Being the primary twist of Survivor: Brunei, this twist provides an opportunity for an eliminated player to re-enter the game and continue their pursuit for the title of Sole Survivor. In order to do so however, eliminated contestants will compete in head-to-head challenges (known as Duels) in order to remain on the island and avoid permanent elimination. It returned for Survivor: Bingo vs. Suitman, with the addition of Rivalry Arena, and for Survivor: Canary Islands in the original format.
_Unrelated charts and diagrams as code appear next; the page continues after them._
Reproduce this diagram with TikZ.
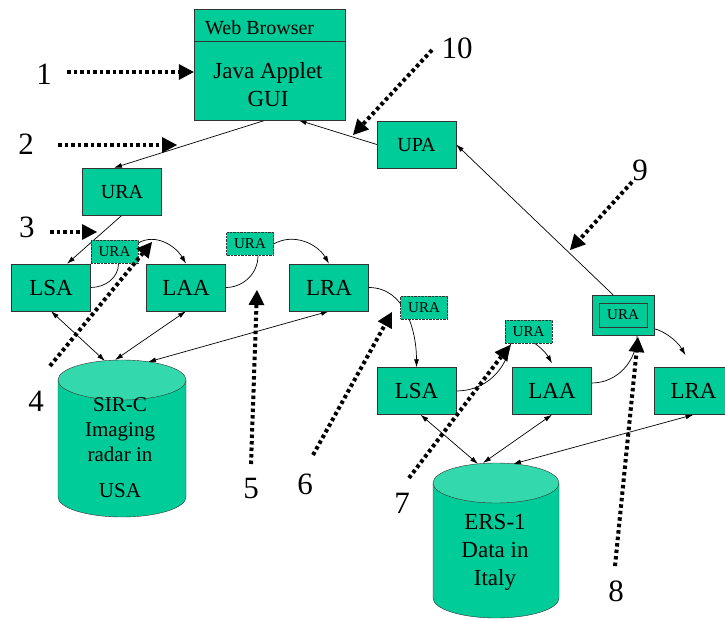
\documentclass[tikz,border=0pt]{standalone}
\usepackage{fontspec}
\setmainfont{Liberation Serif}
\usetikzlibrary{arrows.meta,positioning}
\pgfdeclarelayer{background}
\pgfsetlayers{background,main}
\definecolor{agentgreen}{RGB}{0,204,153}
\definecolor{diskgreen}{RGB}{51,216,172}
\tikzset{
    box/.style={draw=black!80,fill=agentgreen,minimum width=79pt,minimum height=47pt,inner sep=0pt,font=\fontsize{23}{27}\selectfont},
    tag/.style={draw=black!80,densely dotted,fill=agentgreen,minimum width=47pt,minimum height=23pt,inner sep=0pt,font=\fontsize{15}{18}\selectfont},
    num/.style={inner sep=0pt,font=\fontsize{31}{36}\selectfont},
    link/.style={-{Latex[length=8pt,width=5pt]},line width=0.7pt},
    dlink/.style={{Latex[length=8pt,width=5pt]}-{Latex[length=8pt,width=5pt]},line width=0.7pt},
    dotarrow/.style={line width=4pt,dash pattern=on 3.5pt off 3pt,-{Triangle[length=15pt,width=16pt,line width=0pt]}}
}

\begin{document}
\begin{tikzpicture}[x=1pt,y=-1pt]
    \useasboundingbox (0,0) rectangle (725,620);
    % browser with the applet
    \node[box,minimum width=151pt,minimum height=111pt] (browser) at (269.5,64.5) {};
    \draw[black!80] ([yshift=-32pt]browser.north west) -- ([yshift=-32pt]browser.north east);
    \node[anchor=west,inner sep=0pt,font=\fontsize{20}{24}\selectfont] (webtitle) at (205,28) {Web Browser};
    \node[align=center,inner sep=0pt,font=\fontsize{23}{28}\selectfont] (applet) at (268,85) {Java Applet\\GUI};
    % agents
    \node[box,font=\fontsize{20}{24}\selectfont] (uraTop) at (122,191.5) {URA};
    \node[box,font=\fontsize{20}{24}\selectfont] (upa) at (416.5,144.5) {UPA};
    \node[box] (lsaA) at (51,287.5) {LSA};
    \node[box] (laaA) at (186,287.5) {LAA};
    \node[box] (lraA) at (329,287.5) {LRA};
    \node[box] (lsaB) at (416.5,391) {LSA};
    \node[box] (laaB) at (552,391) {LAA};
    \node[box] (lraB) at (693.5,391) {LRA};
    % migrating URA
    \node[tag] (uraA) at (114.5,252) {URA};
    \node[tag] (uraB) at (250,244) {URA};
    \node[tag] (uraC) at (424,307.5) {URA};
    \node[tag] (uraD) at (528.5,331.5) {URA};
    \node[box,minimum width=62pt,minimum height=40pt] (uraE) at (623,315) {};
    \node[draw=black!80,minimum width=48pt,minimum height=24pt,inner sep=0pt,font=\fontsize{15}{18}\selectfont] (uraEin) at (uraE) {URA};
    % data stores
    \filldraw[draw=black!80,fill=agentgreen] (58,380) -- (58,497) .. controls (58,508) and (86.6,517) .. (122,517) .. controls (157.4,517) and (186,508) .. (186,497) -- (186,380);
    \filldraw[draw=black!80,fill=diskgreen] (122,380) ellipse [x radius=64,y radius=20];
    \node[align=center,inner sep=0pt,font=\fontsize{21}{25}\selectfont] (sirtext) at (120,448) {SIR-C\\Imaging\\radar in\\[11pt]USA};
    \filldraw[draw=black!80,fill=agentgreen] (433,483) -- (433,598) .. controls (433,609) and (461.2,618) .. (496,618) .. controls (530.8,618) and (559,609) .. (559,598) -- (559,483);
    \filldraw[draw=black!80,fill=diskgreen] (496,483) ellipse [x radius=63,y radius=20];
    \node[align=center,inner sep=0pt,font=\fontsize{23}{28}\selectfont] (erstext) at (495,552) {ERS-1\\Data in\\Italy};
    \coordinate (sirL) at (105,361);
    \coordinate (sirM) at (115,360);
    \coordinate (sirR) at (148,362);
    \coordinate (ersL) at (478,464);
    \coordinate (ersM) at (483,463);
    \coordinate (ersR) at (513,464);
    % connectors
    \begin{pgfonlayer}{background}
        \draw[link] ([xshift=-4pt]browser.south) -- ([xshift=-8pt]uraTop.north);
        \draw[link] (upa.west) -- ([xshift=29pt]browser.south);
        \draw[link] ([xshift=-10pt]uraE.north) -- (upa.east);
        \draw[link] (uraTop.south) -- ([xshift=16pt]lsaA.north);
        \draw[line width=0.7pt] (lsaA.east) to[out=0,in=-90] ([xshift=4pt]uraA.south);
        \draw[link] ([yshift=9pt]uraA.east) to[out=30,in=120] (laaA.north);
        \draw[line width=0.7pt] (laaA.east) to[out=0,in=-90] ([xshift=8pt]uraB.south);
        \draw[link] (uraB.east) to[out=30,in=120] (lraA.north);
        \draw[link] (lraA.east) to[out=0,in=90] (lsaB.north);
        \draw[line width=0.7pt] (lsaB.east) to[out=0,in=-100] ([xshift=6pt]uraD.south west);
        \draw[link] ([xshift=6pt]uraD.south west) to[out=70,in=120] ([yshift=4pt]laaB.north);
        \draw[line width=0.7pt] ([yshift=8pt]laaB.east) to[out=0,in=-90] ([xshift=14pt]uraE.south);
        \draw[link] ([xshift=14pt]uraE.south) to[out=60,in=120] ([xshift=-8pt,yshift=12pt]lraB.north);
        \draw[dlink] (lsaA.south) -- (sirL);
        \draw[dlink] (laaA.south) -- (sirM);
        \draw[dlink] (lraA.south) -- (sirR);
        \draw[dlink] ([xshift=4pt]lsaB.south) -- (ersL);
        \draw[dlink] (laaB.south) -- (ersM);
        \draw[dlink] (lraB.south) -- (ersR);
    \end{pgfonlayer}
    % numbered steps
    \foreach \k/\x/\y in {1/44/74,2/26/144,3/27/227,4/36/401,5/251/488,6/305/484,7/402/503,8/616/591,9/640/170,10/457/48} {
        \node[num] (n\k) at (\x,\y) {\k};
    }
    \coordinate (s1) at (67,72);     \coordinate (t1) at (browser.west |- s1);
    \coordinate (s2) at (58,145);    \coordinate (t2) at (177,145);
    \coordinate (s3) at (50,232);    \coordinate (t3) at (97,232);
    \coordinate (s4) at (50,366);    \coordinate (t4) at (152,242);
    \coordinate (s5) at (251,464);   \coordinate (t5) at (257,290);
    \coordinate (s6) at (313,455);   \coordinate (t6) at (392,312);
    \coordinate (s7) at (409,478);   \coordinate (t7) at (510,345);
    \coordinate (s8) at (615,566);   \coordinate (t8) at (638,337);
    \coordinate (s9) at (632,182);   \coordinate (t9) at (570,250);
    \coordinate (s10) at (432,50);   \coordinate (t10) at (353,135);
    \foreach \k in {1,...,10} {
        \draw[dotarrow] (s\k) -- (t\k);
    }
\end{tikzpicture}
\end{document}
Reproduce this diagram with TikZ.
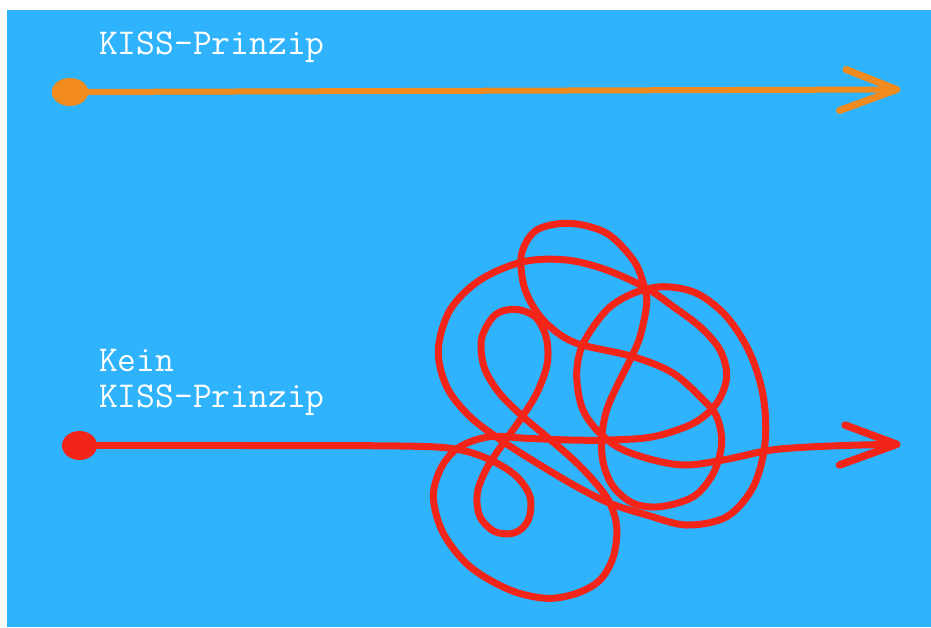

Immediately after being voted out, the castaway would take their snuffed torch with them as they walk out from the Tribal Council set. Then they would be instructed to go to Redemption Island. When the next person is voted out, that player would be sent to Redemption Island as well, meeting up with current inhabitant at the same night. They would then live together from that point, until the next morning, where they will duel to remain on the island. At a certain point in the game, the person remaining on Redemption Island would re-enter the game in pursuit of the title of Sole Survivor. In Bingo vs. Suitman, there was the added twist of Rivalry Arena. Voted out players had to first defeat their elected "rival" on the island, or else they would not advance to Redemption Island.
For the remaining contestants, eliminating other players would be a more difficult burden. Given that they would be voted out from their tribe, chances are that player they chose to vote may come back. In theory, if a player was removed from a tribe after a blindside vote, and returns after winning the final duel, a more unpredictable series of events would complicate the game. For instance, voting out a physically strong player can be potentially risky, as that player might win subsequent duels and will just come back on a later time. Also, if the contestants are chosen as observers, any divulging of the goings-on at their camps is potentially fatal, because this will be substantial to the strategies of the returnee, and worse, to the rival tribe.
As for the Island's current inhabitant, he/she can have a longer time to rethink strategy and how he/she will re-assimilate with his/her former comrades. The "resurrected" player may forgive the same people who double-crossed him/her, or might show bitterness by making bolder and more rebellious moves, to avenge his/her untimely departure, such as creating a counter-alliance with the rival tribe, though all rethinking may all be wasted if they lose a duel. Furthermore, re-assimilating back into the game will be difficult because the inhabitant is oblivious to the happenings at the tribe camps. Additionally, a "resurrected" player is not guaranteed free immunity, making him or her vulnerable from getting voted out once again, so winning immunity is crucial.